The fall of the wall came with a suddenness that surprised even the people who expected it. Despite the pressure for change coming from all sides — even from Soviet reformist leader Mikhail Gorbachev — the East German state was prepared to fight a long, twilight struggle against freedom. It probably would have crushed any attempt by its people to force political change.
“We were ready for everything,” a top East German government leader admitted after the fall. “Everything except candles and prayers.”

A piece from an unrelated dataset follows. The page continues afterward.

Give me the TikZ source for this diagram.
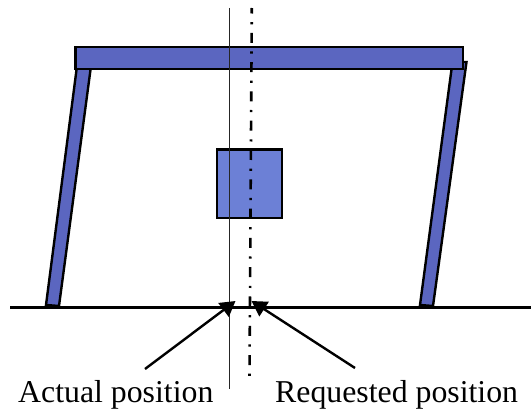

Candles and prayers — offered up with incredible courage in peaceful public demonstrations by East German Christians and others who joined them — sparked the fire that eventually consumed the tyranny in their land. True, larger political, social and economic forces set the stage for change. But the believers who put their lives on the line in those last fearful days of communist rule helped turn fragile possibility into reality. Their bravery inspired others throughout Eastern Europe to do the same.
The years since have seen many waves of change sweep the former Soviet empire. The early days of euphoria and freedom gave way to economic struggle and chaos, particularly in Russia. Some nations have solidified democratic institutions; others have moved back toward authoritarian rule.
Missionaries and Western evangelicals flooded into Russia and Eastern Europe in the 1990s. At first they found a warm welcome from people hungry for truth. Later, some governments began to limit access. Orthodox church leaders in the region began resisting what they called “cults” and “sects” encroaching upon their territory. Secularism and the headlong pursuit of long-denied material luxuries competed to squelch the call to spiritual things.
And a deeper darkness continues to haunt the region.
“This area is defined by the lingering shadow of communism — the oppression of spirit and repression of freedoms that robbed people of their identity and dignity,” writes an IMB (International Mission Board) worker based in Eastern Europe. “The residual effect of this passing regime now permeates society as a sense of hopelessness. A cavernous void exists in the very soul of the people that longs to be filled — a void left by an atheistic system that imprisoned its inhabitants in demeaning commonality. Though the population had longed for political freedom, it arrived with a sense of disillusionment.
“The road back to true freedom will require more than a new government. It requires hope.”
Case in point: The three out of every four Russians who struggle with alcohol or drug addiction — or have a family member who does — need hope. Some are finding it in Jesus Christ.
Russian Baptists have opened 80 rehabilitation centers over the past 10 years to help addicts. The home- or apartment-based centers typically house eight to 10 people. They receive practical help and encouragement along with the hope of new life in Christ (see a short video about the ministry at
About half of the recent church growth in one part of Siberia “has come from people in recovery or related to recovery,” reports IMB missionary Andy Leininger. “We are seeing God at work in some powerful ways and want to reach the millions in Russia who are slaves to addiction.”
The mass movements to Christ that many evangelicals envisioned when the Berlin Wall came down haven’t occurred — yet. But the hope Eastern Europeans seek can be found only in the Gospel of grace.
Candles and prayers lit the fire that brought down the wall. They will yet bring true freedom to the millions still struggling to emerge from its shadow.